Darüber hinaus ist dem Berufungswerber jedoch beizupflichten, dass der von ihm verursachte bzw. beabsichtigte Schaden äußerst niedrig war und er nur eine einzige suchtgifthaltige Tablette weitergegeben hat, mithin der Erfolgswert seiner Taten sehr gering war. Hinzu kommt, dass sein Verhalten durch die Suchtkrankheit geprägt ist, was im Rahmen der allgemeinen Strafzumessungsgründe nach § 32 Abs 1 und 2 StGB mildernd zu werten ist.
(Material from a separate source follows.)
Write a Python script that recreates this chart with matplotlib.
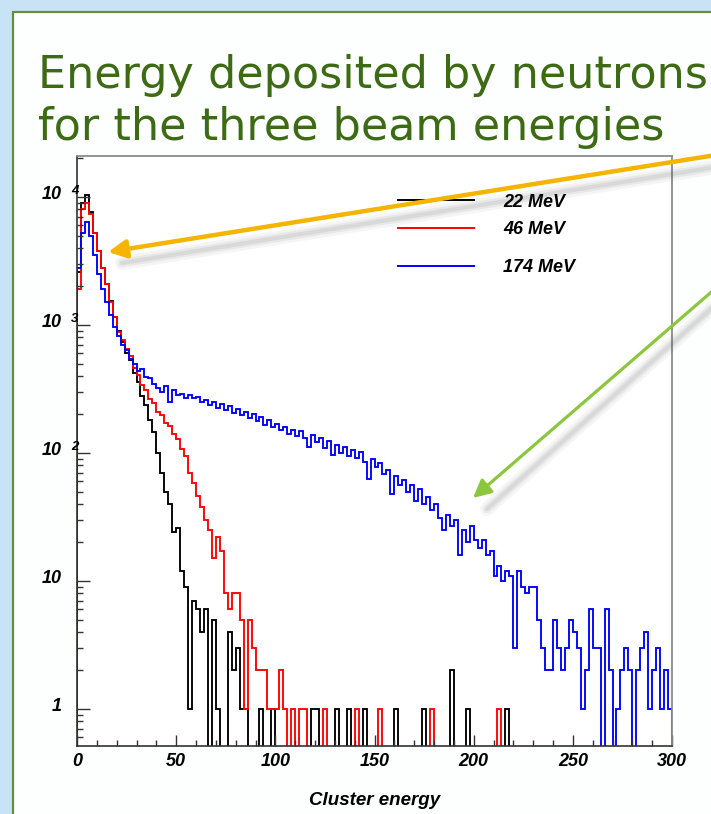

Selbst unter Berücksichtigung des schwer einschlägig getrübten Vorlebens und des raschen Rückfalls konnte daher mit einer Sanktion von 15 Monaten das Auslangen gefunden werden, weil das Ausmaß der verhängten Strafe in einer realistischen Relation zum Unrechts- und Schuldgehalt der konkreten Tat bleiben muss (RIS-Justiz RS0090854), selbst wenn es sich um einen Wiederholungstäter handelt.

Unter Berücksichtigung der vorgenannten spezialpräventiven Umstände erweist sich jedoch ein Widerruf der bedingten Strafnachsicht durch das Bezirksgericht Innere Stadt Wien als zusätzlich notwendig, delinquierte A* doch nur rund sieben Wochen nach seiner Verurteilung durch das vorgenannte Bezirksgericht erneut einschlägig (Faktum I./).

Zufolge Abänderung des Strafausspruchs war daher der gemäß § 494a Abs 1 StPO gefasste Beschluss aufzuheben und mit der neuen Straffestsetzung auch eine neue Entscheidung im Sinne des § 494a StPO zu treffen (RIS-Justiz RS0101886, RS0100194 [insbesondere T1, T2, T5, T7]; Jerabek , WK StPO § 498 Rz 8), aber erneut mit einem Widerruf vorzugehen.

Mit seiner Beschwerde war der Rechtsmittelwerber auf diese Entscheidung zu verweisen.